### SHORT PROBLEM:
Set down exactly the lines in the records below that run from the line with "Clone this chart in Plotly." to the line with "import plotly.graph_objects as go", inclusive, and nothing more.

## Begin

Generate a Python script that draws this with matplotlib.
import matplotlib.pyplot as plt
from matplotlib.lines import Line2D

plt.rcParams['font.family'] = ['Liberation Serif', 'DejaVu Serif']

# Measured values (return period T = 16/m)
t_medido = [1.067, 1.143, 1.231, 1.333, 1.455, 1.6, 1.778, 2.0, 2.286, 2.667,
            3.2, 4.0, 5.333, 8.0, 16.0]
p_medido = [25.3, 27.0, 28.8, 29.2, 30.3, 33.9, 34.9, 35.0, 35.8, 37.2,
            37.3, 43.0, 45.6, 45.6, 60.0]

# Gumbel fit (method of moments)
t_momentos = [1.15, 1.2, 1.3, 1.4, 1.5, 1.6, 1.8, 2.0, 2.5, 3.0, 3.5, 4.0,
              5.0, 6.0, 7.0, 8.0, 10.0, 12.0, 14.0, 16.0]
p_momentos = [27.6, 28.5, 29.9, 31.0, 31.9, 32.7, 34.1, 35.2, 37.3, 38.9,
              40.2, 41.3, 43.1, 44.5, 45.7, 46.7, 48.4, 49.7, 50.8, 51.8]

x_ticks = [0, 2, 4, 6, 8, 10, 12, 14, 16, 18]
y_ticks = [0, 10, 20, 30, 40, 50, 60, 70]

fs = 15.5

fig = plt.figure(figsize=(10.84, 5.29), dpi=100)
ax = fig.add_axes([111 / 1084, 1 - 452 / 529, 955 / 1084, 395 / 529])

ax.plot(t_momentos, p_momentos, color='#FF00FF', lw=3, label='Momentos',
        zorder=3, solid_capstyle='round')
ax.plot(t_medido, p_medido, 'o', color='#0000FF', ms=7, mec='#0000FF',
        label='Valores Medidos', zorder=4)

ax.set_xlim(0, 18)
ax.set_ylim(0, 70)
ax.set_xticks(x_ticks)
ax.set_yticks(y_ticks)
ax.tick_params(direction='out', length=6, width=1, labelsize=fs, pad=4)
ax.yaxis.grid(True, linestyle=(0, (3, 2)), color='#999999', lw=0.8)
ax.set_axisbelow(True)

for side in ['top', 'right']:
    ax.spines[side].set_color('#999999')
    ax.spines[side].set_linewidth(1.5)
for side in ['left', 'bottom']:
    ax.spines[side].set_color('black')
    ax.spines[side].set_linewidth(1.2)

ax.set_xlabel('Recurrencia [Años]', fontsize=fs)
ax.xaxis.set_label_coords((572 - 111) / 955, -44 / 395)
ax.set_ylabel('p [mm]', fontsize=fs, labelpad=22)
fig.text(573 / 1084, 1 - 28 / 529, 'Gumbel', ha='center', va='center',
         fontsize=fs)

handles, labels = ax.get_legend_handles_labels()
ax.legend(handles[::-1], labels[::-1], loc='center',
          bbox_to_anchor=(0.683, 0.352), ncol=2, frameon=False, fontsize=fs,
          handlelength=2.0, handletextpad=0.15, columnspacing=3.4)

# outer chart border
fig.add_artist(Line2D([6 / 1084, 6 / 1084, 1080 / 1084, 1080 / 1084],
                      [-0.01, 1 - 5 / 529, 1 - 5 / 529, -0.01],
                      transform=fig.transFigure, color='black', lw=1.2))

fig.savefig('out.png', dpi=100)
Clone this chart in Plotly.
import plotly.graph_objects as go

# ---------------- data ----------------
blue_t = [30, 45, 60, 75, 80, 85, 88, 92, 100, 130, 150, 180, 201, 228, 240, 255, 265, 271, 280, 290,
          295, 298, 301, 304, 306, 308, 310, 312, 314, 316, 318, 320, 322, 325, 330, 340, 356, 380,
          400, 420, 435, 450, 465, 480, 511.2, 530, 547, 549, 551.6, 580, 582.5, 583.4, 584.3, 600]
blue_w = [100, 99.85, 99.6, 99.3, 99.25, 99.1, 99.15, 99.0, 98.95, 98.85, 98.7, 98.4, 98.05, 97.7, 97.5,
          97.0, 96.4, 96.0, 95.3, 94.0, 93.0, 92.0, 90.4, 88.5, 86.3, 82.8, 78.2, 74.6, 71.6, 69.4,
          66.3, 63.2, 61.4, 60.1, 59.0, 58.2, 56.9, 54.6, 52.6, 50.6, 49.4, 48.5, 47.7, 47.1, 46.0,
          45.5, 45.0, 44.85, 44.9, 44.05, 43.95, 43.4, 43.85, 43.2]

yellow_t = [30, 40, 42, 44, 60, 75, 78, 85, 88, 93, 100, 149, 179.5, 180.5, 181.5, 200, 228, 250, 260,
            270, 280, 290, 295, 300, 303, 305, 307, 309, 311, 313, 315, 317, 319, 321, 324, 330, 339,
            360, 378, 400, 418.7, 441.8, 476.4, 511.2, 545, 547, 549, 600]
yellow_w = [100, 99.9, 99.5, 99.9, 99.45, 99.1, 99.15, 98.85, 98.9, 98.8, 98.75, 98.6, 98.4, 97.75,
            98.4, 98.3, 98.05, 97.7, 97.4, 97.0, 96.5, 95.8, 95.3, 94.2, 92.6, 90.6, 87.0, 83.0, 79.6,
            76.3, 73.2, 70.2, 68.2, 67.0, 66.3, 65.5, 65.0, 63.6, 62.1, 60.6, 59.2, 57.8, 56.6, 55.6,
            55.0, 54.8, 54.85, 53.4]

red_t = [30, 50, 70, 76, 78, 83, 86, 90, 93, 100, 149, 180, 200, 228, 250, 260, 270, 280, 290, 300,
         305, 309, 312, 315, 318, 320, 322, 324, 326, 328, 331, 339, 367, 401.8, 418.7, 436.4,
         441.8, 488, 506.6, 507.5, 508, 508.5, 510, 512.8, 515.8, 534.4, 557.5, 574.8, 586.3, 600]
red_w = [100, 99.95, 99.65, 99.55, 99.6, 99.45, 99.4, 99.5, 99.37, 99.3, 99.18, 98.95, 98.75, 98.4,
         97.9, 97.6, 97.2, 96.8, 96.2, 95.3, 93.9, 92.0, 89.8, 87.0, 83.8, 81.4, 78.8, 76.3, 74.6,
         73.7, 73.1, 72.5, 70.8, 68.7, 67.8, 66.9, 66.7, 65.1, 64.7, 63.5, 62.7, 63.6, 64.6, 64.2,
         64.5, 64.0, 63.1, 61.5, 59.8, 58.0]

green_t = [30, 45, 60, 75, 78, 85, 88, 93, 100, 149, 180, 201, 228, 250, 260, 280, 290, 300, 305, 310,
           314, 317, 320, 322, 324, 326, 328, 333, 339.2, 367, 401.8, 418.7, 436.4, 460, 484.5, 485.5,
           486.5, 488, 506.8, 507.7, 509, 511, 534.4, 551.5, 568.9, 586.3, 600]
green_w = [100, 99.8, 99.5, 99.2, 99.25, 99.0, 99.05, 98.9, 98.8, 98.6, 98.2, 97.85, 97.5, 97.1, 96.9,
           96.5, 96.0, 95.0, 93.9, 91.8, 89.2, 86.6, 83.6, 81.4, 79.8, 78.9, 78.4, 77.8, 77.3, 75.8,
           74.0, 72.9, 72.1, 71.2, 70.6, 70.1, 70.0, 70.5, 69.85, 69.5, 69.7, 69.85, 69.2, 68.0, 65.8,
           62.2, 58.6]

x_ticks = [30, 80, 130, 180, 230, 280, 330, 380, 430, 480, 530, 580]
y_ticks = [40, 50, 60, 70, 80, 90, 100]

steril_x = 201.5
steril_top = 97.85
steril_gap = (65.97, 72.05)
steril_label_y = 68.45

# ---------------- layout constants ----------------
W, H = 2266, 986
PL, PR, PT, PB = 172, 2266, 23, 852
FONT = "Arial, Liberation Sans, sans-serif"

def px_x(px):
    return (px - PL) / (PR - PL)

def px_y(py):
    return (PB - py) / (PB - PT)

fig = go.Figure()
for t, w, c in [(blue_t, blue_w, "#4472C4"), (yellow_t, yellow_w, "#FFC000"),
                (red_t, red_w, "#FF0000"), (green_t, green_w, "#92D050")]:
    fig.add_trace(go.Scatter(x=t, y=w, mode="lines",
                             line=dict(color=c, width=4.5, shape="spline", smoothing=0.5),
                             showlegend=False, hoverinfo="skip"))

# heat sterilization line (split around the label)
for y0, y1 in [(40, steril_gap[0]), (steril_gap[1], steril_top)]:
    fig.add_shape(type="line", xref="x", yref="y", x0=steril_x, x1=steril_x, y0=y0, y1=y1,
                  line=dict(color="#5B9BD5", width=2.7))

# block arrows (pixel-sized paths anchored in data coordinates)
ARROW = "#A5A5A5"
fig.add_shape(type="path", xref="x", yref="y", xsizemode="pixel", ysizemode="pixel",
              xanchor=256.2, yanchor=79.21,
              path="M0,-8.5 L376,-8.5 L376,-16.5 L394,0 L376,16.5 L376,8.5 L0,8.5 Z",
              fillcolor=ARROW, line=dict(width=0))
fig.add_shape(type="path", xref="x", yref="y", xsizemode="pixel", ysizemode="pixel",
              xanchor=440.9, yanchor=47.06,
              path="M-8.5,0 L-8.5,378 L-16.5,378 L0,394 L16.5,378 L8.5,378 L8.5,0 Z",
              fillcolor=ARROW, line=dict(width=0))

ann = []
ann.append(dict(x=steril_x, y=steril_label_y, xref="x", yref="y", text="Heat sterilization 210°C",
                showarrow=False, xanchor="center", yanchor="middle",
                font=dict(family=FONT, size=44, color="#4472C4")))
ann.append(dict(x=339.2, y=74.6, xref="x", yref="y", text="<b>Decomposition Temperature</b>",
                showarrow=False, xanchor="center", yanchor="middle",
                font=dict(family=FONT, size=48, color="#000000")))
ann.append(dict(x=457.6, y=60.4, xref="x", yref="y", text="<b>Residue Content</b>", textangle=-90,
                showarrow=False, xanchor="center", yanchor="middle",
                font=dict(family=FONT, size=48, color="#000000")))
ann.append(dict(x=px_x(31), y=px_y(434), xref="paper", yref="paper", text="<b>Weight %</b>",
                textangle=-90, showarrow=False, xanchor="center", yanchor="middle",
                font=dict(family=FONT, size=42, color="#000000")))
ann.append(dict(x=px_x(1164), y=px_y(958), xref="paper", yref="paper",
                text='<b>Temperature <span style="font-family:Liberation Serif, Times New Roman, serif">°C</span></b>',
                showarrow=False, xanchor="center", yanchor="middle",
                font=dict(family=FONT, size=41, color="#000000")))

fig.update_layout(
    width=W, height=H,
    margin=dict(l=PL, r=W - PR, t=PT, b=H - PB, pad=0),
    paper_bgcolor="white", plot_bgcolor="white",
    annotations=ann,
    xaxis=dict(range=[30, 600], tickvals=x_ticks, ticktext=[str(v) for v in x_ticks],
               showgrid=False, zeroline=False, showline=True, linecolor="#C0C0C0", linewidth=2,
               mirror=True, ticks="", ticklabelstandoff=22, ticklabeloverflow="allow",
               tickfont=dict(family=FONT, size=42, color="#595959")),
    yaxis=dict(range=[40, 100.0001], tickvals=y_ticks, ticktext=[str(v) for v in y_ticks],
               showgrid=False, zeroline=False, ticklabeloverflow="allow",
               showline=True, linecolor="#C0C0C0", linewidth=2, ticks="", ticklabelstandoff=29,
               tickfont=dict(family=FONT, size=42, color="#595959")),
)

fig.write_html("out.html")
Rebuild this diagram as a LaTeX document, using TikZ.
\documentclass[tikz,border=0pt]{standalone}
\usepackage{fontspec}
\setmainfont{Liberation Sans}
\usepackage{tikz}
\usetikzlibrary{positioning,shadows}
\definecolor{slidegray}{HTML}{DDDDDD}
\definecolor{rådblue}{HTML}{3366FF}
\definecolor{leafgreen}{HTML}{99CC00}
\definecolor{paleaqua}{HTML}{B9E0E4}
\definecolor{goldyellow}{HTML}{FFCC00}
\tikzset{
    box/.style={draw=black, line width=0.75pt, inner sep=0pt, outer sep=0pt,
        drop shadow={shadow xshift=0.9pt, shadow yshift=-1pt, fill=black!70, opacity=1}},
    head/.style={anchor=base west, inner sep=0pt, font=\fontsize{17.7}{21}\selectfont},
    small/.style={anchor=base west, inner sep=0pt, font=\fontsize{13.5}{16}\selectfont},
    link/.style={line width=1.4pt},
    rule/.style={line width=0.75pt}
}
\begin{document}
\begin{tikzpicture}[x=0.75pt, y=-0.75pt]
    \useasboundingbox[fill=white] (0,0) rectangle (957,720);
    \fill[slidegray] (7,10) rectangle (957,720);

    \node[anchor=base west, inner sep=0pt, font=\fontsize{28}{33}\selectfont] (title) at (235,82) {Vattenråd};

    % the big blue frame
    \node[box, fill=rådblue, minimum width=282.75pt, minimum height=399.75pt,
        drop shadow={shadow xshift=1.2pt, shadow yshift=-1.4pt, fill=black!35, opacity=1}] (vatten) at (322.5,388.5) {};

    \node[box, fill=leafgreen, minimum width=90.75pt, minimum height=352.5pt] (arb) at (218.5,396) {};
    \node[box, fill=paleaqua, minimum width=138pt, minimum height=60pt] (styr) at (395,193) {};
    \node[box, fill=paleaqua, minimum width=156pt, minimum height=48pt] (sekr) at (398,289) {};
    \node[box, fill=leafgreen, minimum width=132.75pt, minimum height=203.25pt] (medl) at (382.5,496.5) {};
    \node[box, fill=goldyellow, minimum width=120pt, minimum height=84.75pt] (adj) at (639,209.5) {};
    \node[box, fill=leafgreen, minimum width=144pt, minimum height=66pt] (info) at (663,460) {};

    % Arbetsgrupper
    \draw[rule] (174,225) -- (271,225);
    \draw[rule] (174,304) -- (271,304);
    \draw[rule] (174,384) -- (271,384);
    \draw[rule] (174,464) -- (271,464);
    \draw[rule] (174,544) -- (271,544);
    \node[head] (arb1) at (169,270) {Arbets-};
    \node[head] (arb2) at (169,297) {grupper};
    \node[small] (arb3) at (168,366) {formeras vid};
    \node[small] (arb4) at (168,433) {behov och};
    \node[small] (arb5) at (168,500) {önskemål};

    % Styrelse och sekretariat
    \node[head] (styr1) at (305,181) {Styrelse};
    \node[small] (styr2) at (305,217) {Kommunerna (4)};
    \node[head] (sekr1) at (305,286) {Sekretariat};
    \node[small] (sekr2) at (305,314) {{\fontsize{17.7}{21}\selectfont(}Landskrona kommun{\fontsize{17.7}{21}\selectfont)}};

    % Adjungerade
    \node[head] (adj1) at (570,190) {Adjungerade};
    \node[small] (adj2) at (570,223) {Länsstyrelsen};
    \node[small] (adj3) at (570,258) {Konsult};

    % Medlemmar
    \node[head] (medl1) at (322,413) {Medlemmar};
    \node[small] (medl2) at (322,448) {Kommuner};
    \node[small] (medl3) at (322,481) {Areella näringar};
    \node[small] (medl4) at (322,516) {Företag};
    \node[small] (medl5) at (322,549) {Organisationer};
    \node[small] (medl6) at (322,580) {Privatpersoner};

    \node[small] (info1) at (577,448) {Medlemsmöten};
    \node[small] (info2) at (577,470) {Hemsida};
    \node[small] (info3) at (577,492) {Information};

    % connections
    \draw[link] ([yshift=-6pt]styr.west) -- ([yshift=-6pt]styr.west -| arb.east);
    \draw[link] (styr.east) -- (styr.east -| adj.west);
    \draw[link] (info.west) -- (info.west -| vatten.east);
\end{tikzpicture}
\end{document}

## End

### RESULT OF THE TASK:
Clone this chart in Plotly.
import plotly.graph_objects as go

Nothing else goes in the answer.